UPDATE 2-TUI confident of coping with economic changes
* Confident will significantly grow opg earns in 2008
* TUI Travel to continue to adjust capacity
* TUI Travel shares up 4.9 pct, TUI up 1.7 pct (Rewrites lead, adds detail)
By Eva Kuehnen
FRANKFURT, Nov 14 (Reuters) - Germany's TUI AG (TUIGn.DE), owner of Europe's biggest travel company TUI Travel (TT.L), remained confident on Friday it could weather a global economic downturn by cutting capacity and raising prices.
The world was changing, Finance Chief Rainer Feuerhake told analysts in a conference call, but TUI could cope with it.
The group, which is selling container shipping arm Hapag-Lloyd to focus on tourism, said it was confident it would achieve a significant increase in operating earnings this year.
TUI shares rose 0.6 percent to 8.815 euros by 1322 GMT compared to a 1.7 percent gain in the mid-cap index .MDAXI.
In London, TUI Travel shares rose 4.9 percent to 194.2 pence, outperforming a 3.1 percent rise in the FTSE 100 .FTSE.
TUI cut its outlook for European travel market growth to 2-3 percent in 2008, from an earlier forecast of up to 5 percent. The container shipping market would grow 4 to 5 percent, less than the previously expected 6 to 8 percent, it said.
TUI Travel's customer volumes fell 6 percent and capacity was reduced by 8 percent during this year's summer season. TUI said such capacity adjustments would continue in the winter season 2008/09 as well as the next year's summer season.
It said it had reduced capacity by 16 percent for next year's summer season in the UK, and while volumes have been 17 percent lower to date, average selling prices were up 11 percent compared to the previous year.
"It's textbook what the management is doing.

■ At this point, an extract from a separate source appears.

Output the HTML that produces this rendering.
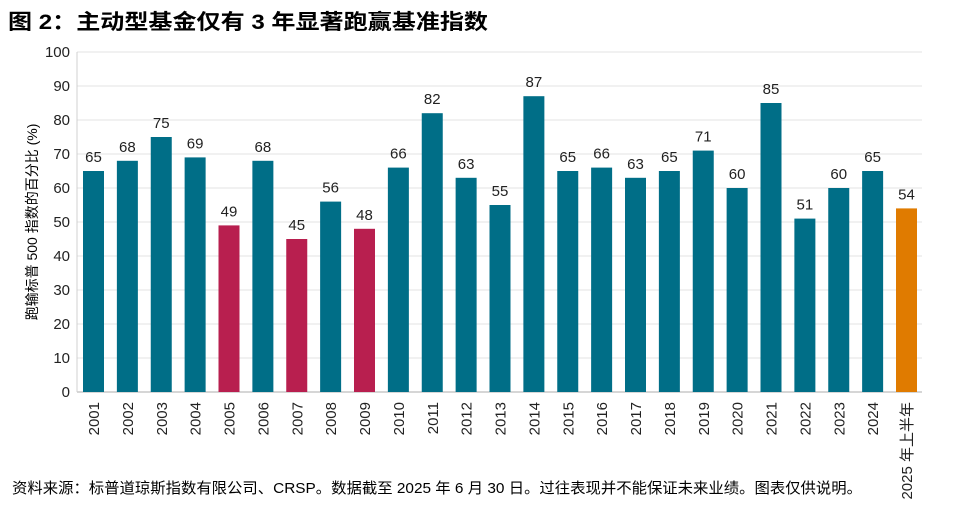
<!DOCTYPE html>
<html><head><meta charset="utf-8"><style>
body{margin:0;background:#fff;width:957px;height:508px;overflow:hidden}
text{font-family:"Liberation Sans","Noto Sans CJK SC",sans-serif}
</style></head><body>
<svg width="957" height="508" xmlns="http://www.w3.org/2000/svg">
<text x="8" y="29" font-size="21" font-weight="bold" fill="#000" textLength="480" lengthAdjust="spacingAndGlyphs">图 2：主动型基金仅有 3 年显著跑赢基准指数</text>
<g id="g"></g>
<text x="12" y="493" font-size="15" fill="#000" textLength="850" lengthAdjust="spacingAndGlyphs">资料来源：标普道琼斯指数有限公司、CRSP。数据截至 2025 年 6 月 30 日。过往表现并不能保证未来业绩。图表仅供说明。</text>
<text transform="translate(37,222) rotate(-90)" text-anchor="middle" font-size="14" fill="#000">跑输标普 500 指数的百分比 (%)</text>
</svg>
<script>
const g=document.getElementById('g');
let s='';
const y0=392,k=3.4,L=77,R=922;
for(let v=0;v<=100;v+=10){const y=y0-v*k;
 s+=`<line x1="${L}" x2="${R}" y1="${y}" y2="${y}" stroke="${v?'#e3e3e3':'#c8c8c8'}" stroke-width="${v?1:1.5}"/>`;
 s+=`<text x="70" y="${y+5}" text-anchor="end" font-size="15" fill="#222">${v}</text>`;}
s+=`<line x1="${L}" x2="${L}" y1="52" y2="392" stroke="#d0d0d0"/>`;
const vals=[65,68,75,69,49,68,45,56,48,66,82,63,55,87,65,66,63,65,71,60,85,51,60,65,54];
vals.forEach((v,i)=>{const x=83+i*33.875;let c='#006e87';
 if([4,6,8].includes(i))c='#b81f4f'; if(i==24)c='#e07b00';
 const y=y0-v*k;
 s+=`<rect x="${x}" y="${y}" width="21" height="${v*k}" fill="${c}"/>`;
 s+=`<text x="${x+10.5}" y="${y-9}" text-anchor="middle" font-size="15" fill="#222">${v}</text>`;
 const lab=i==24?'2025 年上半年':String(2001+i);
 s+=`<text transform="translate(${x+16},402) rotate(-90)" text-anchor="end" font-size="15" fill="#222">${lab}</text>`;
});
g.innerHTML=s;
</script>
</body></html>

They've taken out capacity, probably more than the anticipated fall in demand, and are keeping supply and demand very tight," said Collins Stewart analyst Andrew Fitchie.
"That's the only thing they can do and they are doing it very well," he added.
Other analysts were more concerned about TUI's earnings performance in Germany next year.
"We are getting more sceptical over earnings in 2009," WestLB analysts said, adding that there was a high risk that the German market would also suffer from the economic downturn.
Third-quarter sales of TUI's tourism operations jumped 17 percent to 6.84 billion euros ($8.68 billion), benefiting from the first-time consolidation of First Choice, which TUI bought last year to create TUI Travel.
But the consolidation also led to a 41.9 percent decline in the group's quarterly net profit after minorities to 256.1 million euros, which came in at 448.3 million before minorities.
In container shipping, TUI said it still expected a significant profit increase this year, with positive earnings for the fourth quarter, despite a broader industry slowdown.
The world's seventh-largest container shipping line, Singapore's Neptune Orient Lines (NOL) (NEPS.SI), which was also in the race to acquire Hapag-Lloyd, the world's No. 5, posted an 82 percent plunge in third-quarter net profit in October and said it saw a pronounced downturn for shipping.
TUI agreed last month to sell Hapag-Lloyd to a group of Hamburg-based investors and now concentrates mainly on tourism activities, which include TUI Hotels & Resorts and cruises, as well as its 51 percent stake in TUI Travel.
TUI trades at about 9 times projected 2009 earnings, while TUI Travel has a multiple of 7.3, compared with 4.5 for Thomas Cook (TCG.L), Europe's second-biggest travel company.